---------- RECORDED INFORMATION
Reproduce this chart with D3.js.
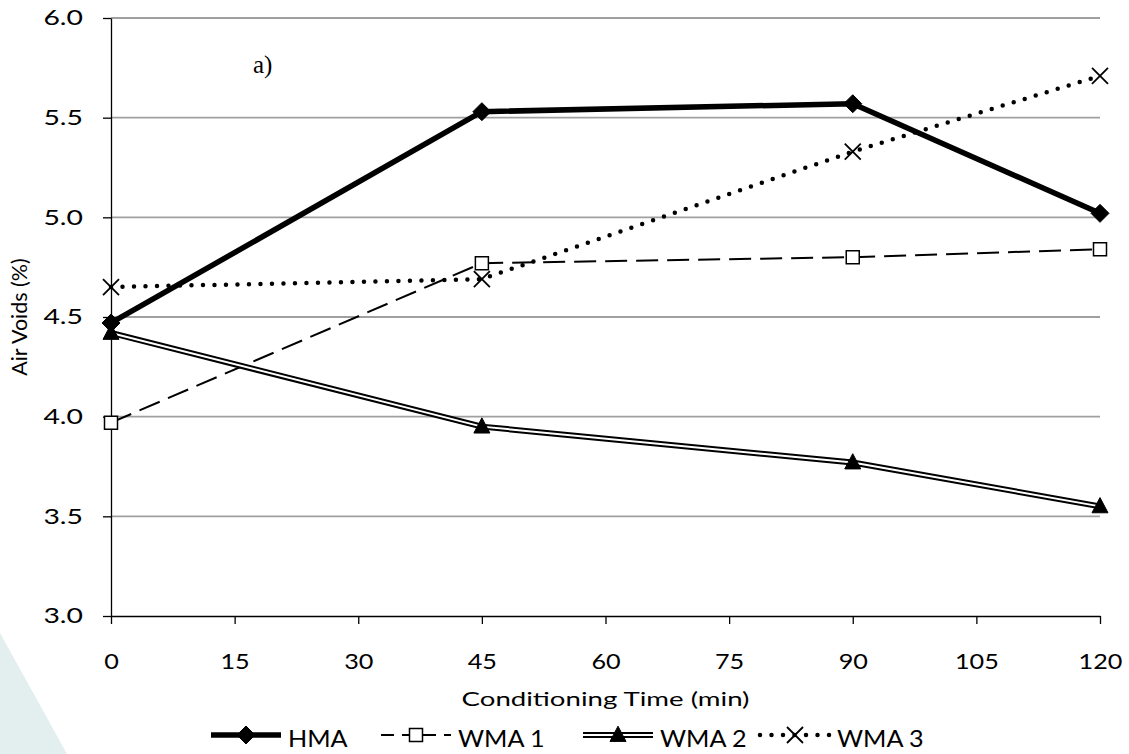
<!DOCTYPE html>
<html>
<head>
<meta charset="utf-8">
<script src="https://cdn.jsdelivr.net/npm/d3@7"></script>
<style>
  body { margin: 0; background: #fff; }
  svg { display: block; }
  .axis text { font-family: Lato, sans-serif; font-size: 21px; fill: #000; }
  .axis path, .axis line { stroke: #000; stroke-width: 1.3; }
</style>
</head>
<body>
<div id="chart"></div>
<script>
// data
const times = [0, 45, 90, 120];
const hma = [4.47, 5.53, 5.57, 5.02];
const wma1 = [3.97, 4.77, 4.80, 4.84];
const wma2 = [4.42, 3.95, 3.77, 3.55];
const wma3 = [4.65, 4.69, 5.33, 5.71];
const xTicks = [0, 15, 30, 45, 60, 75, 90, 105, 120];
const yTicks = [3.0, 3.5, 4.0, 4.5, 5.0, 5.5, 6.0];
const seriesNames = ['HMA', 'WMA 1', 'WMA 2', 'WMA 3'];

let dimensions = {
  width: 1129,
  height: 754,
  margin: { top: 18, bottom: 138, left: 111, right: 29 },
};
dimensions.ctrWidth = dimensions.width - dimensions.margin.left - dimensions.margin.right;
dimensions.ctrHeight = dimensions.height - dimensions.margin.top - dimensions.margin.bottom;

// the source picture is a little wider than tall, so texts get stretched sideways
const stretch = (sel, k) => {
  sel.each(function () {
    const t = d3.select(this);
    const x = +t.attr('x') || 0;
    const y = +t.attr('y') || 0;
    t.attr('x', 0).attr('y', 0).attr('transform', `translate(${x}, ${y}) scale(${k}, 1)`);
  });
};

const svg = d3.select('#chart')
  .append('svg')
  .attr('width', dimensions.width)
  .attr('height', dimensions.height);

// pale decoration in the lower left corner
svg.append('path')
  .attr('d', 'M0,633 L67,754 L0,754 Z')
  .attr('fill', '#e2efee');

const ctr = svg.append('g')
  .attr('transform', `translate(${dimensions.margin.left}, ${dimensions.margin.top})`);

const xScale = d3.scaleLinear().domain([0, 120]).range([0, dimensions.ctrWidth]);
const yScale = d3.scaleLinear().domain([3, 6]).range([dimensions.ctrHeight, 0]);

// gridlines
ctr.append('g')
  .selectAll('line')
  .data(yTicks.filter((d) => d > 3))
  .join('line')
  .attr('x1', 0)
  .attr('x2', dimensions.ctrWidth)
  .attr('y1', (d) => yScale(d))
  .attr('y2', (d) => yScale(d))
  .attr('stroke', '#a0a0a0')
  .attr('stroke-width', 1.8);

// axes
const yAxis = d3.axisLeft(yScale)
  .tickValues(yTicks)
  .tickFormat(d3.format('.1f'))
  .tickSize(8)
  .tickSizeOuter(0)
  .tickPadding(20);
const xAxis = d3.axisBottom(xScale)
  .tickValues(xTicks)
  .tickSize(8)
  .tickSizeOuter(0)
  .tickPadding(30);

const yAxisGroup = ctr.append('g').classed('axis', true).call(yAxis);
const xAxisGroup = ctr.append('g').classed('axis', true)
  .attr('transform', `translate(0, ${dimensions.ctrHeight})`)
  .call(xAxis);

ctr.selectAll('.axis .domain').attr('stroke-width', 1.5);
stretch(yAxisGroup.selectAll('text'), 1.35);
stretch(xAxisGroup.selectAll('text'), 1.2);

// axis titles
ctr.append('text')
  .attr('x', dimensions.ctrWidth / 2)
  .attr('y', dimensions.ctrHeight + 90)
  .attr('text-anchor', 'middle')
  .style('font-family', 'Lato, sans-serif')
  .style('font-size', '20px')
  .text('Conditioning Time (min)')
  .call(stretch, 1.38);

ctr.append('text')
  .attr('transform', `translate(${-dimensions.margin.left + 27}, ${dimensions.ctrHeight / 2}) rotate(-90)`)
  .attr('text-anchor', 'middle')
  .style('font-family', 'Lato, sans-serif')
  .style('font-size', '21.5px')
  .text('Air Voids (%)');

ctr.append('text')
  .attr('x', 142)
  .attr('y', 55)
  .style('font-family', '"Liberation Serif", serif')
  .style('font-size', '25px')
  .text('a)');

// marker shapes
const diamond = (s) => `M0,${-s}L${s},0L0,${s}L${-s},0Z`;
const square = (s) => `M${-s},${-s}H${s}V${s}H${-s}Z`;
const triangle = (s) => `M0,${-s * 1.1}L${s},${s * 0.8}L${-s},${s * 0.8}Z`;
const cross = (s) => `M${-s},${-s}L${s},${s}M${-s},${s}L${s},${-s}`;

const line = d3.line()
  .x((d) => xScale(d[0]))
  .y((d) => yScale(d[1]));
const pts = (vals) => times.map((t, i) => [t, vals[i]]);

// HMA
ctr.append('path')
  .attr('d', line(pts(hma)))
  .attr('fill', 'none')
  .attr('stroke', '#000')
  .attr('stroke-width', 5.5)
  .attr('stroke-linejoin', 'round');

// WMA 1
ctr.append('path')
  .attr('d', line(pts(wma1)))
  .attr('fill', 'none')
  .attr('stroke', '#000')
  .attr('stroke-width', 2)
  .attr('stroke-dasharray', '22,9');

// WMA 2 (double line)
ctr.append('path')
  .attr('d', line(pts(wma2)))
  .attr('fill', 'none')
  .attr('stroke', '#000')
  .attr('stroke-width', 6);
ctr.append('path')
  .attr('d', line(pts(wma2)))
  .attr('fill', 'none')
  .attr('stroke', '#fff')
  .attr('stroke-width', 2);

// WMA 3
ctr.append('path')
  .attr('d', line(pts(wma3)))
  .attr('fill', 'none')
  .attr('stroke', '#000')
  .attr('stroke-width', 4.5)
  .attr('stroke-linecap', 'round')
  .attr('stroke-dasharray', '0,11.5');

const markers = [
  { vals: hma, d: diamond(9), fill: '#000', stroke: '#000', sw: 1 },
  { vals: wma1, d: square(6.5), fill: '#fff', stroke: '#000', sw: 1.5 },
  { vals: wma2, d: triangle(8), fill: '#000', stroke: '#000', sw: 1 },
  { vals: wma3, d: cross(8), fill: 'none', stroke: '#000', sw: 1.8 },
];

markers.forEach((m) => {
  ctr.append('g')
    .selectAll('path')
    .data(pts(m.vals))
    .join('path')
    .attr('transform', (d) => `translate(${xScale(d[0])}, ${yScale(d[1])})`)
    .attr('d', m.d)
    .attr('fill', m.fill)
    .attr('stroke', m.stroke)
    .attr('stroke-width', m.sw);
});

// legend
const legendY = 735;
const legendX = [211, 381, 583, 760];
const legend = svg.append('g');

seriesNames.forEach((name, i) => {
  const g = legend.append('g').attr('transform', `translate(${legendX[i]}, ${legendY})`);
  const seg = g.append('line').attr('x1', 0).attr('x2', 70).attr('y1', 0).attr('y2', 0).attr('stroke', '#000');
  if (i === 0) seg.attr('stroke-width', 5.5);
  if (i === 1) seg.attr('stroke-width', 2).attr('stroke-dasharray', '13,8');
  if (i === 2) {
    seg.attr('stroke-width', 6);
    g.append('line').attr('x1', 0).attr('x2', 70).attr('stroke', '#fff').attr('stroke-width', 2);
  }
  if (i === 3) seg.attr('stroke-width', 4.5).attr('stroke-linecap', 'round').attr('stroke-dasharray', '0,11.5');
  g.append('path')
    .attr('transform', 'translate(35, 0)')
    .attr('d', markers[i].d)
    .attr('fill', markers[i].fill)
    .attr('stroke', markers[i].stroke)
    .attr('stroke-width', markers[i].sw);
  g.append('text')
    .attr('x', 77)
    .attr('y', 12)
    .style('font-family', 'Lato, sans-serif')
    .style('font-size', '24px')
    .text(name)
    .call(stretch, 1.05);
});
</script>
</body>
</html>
--------------------
## PROBLEM DESCRIPTION
Go through the data and gather every line that holds "chart".

## CORRECT ANSWER
Reproduce this chart with D3.js.
<div id="chart"></div>
const svg = d3.select('#chart')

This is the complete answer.